DATA PROVIDED:
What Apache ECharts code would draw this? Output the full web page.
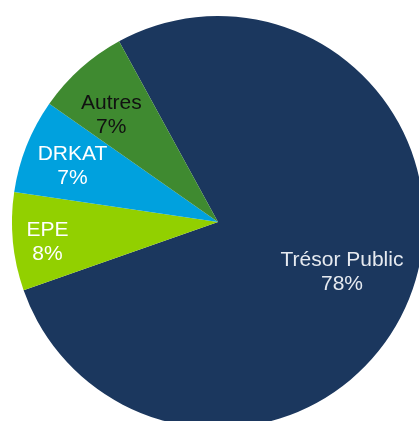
<!DOCTYPE html>
<html>
<head>
<meta charset="utf-8">
<style>
  html, body { margin: 0; padding: 0; background: #fff; }
  #chart { width: 419px; height: 421px; }
</style>
<script src="https://cdn.jsdelivr.net/npm/echarts@6/dist/echarts.min.js"></script>
</head>
<body>
<div id="chart"></div>
<script>
// parts of the total
const names = ["Trésor Public", "EPE", "DRKAT", "Autres"];
const values = [77.6, 7.7, 7.4, 7.3];
const colors = ["#1b375e", "#92d000", "#00a1de", "#3f8a30"];
const labelColors = ["#e6eaf0", "#ffffff", "#ffffff", "#111111"];
const labelOffsets = [[25, 12], [-65, 10], [-47, -17], [-36, -28]];

const chart = echarts.init(document.getElementById("chart"));

const options = {
  animation: false,
  series: [
    {
      type: "pie",
      center: [218, 222],
      radius: 206,
      startAngle: 118.7,
      clockwise: true,
      avoidLabelOverlap: false,
      percentPrecision: 0,
      emphasis: { disabled: true },
      label: {
        show: true,
        position: "inside",
        formatter: "{b}\n{d}%",
        fontFamily: "Liberation Sans, Arial, sans-serif",
        fontSize: 21,
        lineHeight: 24,
        align: "center",
      },
      labelLine: { show: false },
      data: names.map((name, i) => ({
        name: name,
        value: values[i],
        itemStyle: { color: colors[i] },
        label: { color: labelColors[i], offset: labelOffsets[i] },
      })),
    },
  ],
};

chart.setOption(options);
</script>
</body>
</html>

GOAL: Reproduce the material word for word, minus the images.

THE SOLUTION:
What Apache ECharts code would draw this? Output the full web page.
<!DOCTYPE html>
<html>
<head>
<meta charset="utf-8">
<style>
  html, body { margin: 0; padding: 0; background: #fff; }
  #chart { width: 419px; height: 421px; }
</style>
<script src="https://cdn.jsdelivr.net/npm/echarts@6/dist/echarts.min.js"></script>
</head>
<body>
<div id="chart"></div>
<script>
// parts of the total
const names = ["Trésor Public", "EPE", "DRKAT", "Autres"];
const values = [77.6, 7.7, 7.4, 7.3];
const colors = ["#1b375e", "#92d000", "#00a1de", "#3f8a30"];
const labelColors = ["#e6eaf0", "#ffffff", "#ffffff", "#111111"];
const labelOffsets = [[25, 12], [-65, 10], [-47, -17], [-36, -28]];

const chart = echarts.init(document.getElementById("chart"));

const options = {
  animation: false,
  series: [
    {
      type: "pie",
      center: [218, 222],
      radius: 206,
      startAngle: 118.7,
      clockwise: true,
      avoidLabelOverlap: false,
      percentPrecision: 0,
      emphasis: { disabled: true },
      label: {
        show: true,
        position: "inside",
        formatter: "{b}\n{d}%",
        fontFamily: "Liberation Sans, Arial, sans-serif",
        fontSize: 21,
        lineHeight: 24,
        align: "center",
      },
      labelLine: { show: false },
      data: names.map((name, i) => ({
        name: name,
        value: values[i],
        itemStyle: { color: colors[i] },
        label: { color: labelColors[i], offset: labelOffsets[i] },
      })),
    },
  ],
};

chart.setOption(options);
</script>
</body>
</html>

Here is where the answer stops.